As someone who loathes the startup tendency to misclassify employees in order to shift costs onto them, I do savor the schadenfreude when it backfires like this.
To walk a dog for money in Vancouver, you are required to have a $2 million insurance policy.
https://i.imgur.com/ZEVBBuD.png
Saner cities covered this liability with the $10 dog muzzle.
If you didn't think we were in the dot com bubble 2.0 and the re-emergence of the Pets.com strategy won't show you, I don't know what will. I wonder which one will get the superbowl ad.
This is a silly, meaningless analogy. Every grown adult on earth was not walking around with a computer connected to broadband internet in their pocket in 1999. There were less than 500 million internet users total.

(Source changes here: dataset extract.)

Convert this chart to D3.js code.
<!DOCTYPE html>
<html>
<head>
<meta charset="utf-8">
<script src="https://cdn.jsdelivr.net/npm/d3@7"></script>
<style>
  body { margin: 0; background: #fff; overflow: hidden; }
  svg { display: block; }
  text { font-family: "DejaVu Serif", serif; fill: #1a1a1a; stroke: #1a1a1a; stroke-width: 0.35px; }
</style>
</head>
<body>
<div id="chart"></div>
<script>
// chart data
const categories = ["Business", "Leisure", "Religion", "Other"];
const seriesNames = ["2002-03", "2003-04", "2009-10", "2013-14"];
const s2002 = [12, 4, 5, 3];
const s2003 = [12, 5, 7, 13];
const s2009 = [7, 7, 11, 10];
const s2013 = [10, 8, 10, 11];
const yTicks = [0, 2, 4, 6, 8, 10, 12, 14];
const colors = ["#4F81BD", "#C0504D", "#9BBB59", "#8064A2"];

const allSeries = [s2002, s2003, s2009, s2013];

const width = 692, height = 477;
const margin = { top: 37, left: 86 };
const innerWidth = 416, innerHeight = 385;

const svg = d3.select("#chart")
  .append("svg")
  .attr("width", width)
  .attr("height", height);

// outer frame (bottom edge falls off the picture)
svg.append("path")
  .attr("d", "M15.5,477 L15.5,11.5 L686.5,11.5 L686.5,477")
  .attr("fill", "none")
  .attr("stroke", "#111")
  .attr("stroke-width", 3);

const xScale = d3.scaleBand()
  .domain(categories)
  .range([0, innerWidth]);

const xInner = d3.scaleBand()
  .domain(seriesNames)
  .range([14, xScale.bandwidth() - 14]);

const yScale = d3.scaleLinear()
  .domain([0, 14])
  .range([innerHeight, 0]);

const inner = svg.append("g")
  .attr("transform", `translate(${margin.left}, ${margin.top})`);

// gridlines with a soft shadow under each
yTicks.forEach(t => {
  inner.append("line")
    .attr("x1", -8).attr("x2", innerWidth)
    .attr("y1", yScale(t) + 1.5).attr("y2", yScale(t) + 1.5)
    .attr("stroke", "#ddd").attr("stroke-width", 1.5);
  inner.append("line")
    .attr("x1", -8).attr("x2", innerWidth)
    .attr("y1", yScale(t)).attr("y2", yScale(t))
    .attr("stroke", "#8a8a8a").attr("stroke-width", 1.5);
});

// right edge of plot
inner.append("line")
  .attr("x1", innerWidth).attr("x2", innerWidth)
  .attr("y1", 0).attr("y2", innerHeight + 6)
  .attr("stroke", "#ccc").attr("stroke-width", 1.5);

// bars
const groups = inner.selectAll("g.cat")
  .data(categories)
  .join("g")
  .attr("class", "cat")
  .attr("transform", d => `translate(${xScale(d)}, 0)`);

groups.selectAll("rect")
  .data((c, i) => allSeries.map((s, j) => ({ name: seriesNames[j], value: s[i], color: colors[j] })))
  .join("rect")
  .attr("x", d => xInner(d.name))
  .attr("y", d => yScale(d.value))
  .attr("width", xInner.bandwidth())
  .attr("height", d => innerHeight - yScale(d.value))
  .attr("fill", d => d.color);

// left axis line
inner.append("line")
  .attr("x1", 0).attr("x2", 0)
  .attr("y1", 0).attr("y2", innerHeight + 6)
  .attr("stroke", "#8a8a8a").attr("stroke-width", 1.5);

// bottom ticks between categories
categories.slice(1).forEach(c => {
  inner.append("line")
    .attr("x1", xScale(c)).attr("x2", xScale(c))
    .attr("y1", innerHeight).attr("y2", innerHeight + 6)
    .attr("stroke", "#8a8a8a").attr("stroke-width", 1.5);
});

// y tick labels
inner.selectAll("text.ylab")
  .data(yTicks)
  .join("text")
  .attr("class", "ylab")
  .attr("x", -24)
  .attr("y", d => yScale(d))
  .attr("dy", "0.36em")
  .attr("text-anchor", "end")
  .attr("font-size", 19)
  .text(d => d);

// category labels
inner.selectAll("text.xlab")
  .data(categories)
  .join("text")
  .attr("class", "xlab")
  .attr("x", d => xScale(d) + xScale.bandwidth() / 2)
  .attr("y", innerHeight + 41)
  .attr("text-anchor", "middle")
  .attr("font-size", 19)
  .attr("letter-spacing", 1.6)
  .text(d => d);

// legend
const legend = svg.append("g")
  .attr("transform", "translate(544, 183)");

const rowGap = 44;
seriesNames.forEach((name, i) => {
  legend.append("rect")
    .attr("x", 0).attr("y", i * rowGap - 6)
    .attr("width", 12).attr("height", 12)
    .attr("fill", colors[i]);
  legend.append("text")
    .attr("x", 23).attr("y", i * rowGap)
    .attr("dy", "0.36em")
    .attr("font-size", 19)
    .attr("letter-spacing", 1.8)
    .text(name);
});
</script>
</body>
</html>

I also find the recent notion of "pet parents" rather offensive. My dog is my property. I have a responsibility to take good care of her, but ultimately I am her owner not her parent.
There are all kinds of reasons one may employ the services of a dog walker: reduced mobility of a previously healthy owner, impaired functioning of an elderly dog's bladder necessitating more frequent bathroom visits, travel, the arrival of a new child allowing less freedom to walk the dog, and about fifty more that spring to mind without even putting much effort into it.
All that said, there is not a chance in hell that I would ever trust a dog to a "valley" startup employing (effectively) randoms vs a local company with prior approved knowledge of who will be performing the service.
I find your second statement a little bizarre. People are going to feel varying degrees of attachment to their pets. Why would you care? You can think it's silly or weird, but who are you to take offense at something like that?
Every once in a while, the Bay Area picks a new phrase that it enters into the public lexicon. "Pet owner" was said to invoke slavery, so "pet guardian" was the new thing you had to say, otherwise face consequence.
To each their own. Of probably equal or greater offense to me is the idea that one treat living, sentient beings to be owned and treated as property.
As to your other point, I have no idea other than changing circumstances. I find that having a dog saves me from being a lazy slob and forces me to drag my arse out the door for an hour when I otherwise wouldn't.
That's exactly how the law treats animals. They are property of their owner.
Parents have children, and then send them to daycare. Is this significantly different?
Hell, I’m out of town right now and needed a sitter for my dog. Opened the wag app and within 10 min had someone scheduled (and insured) to watch my dog for 5 days.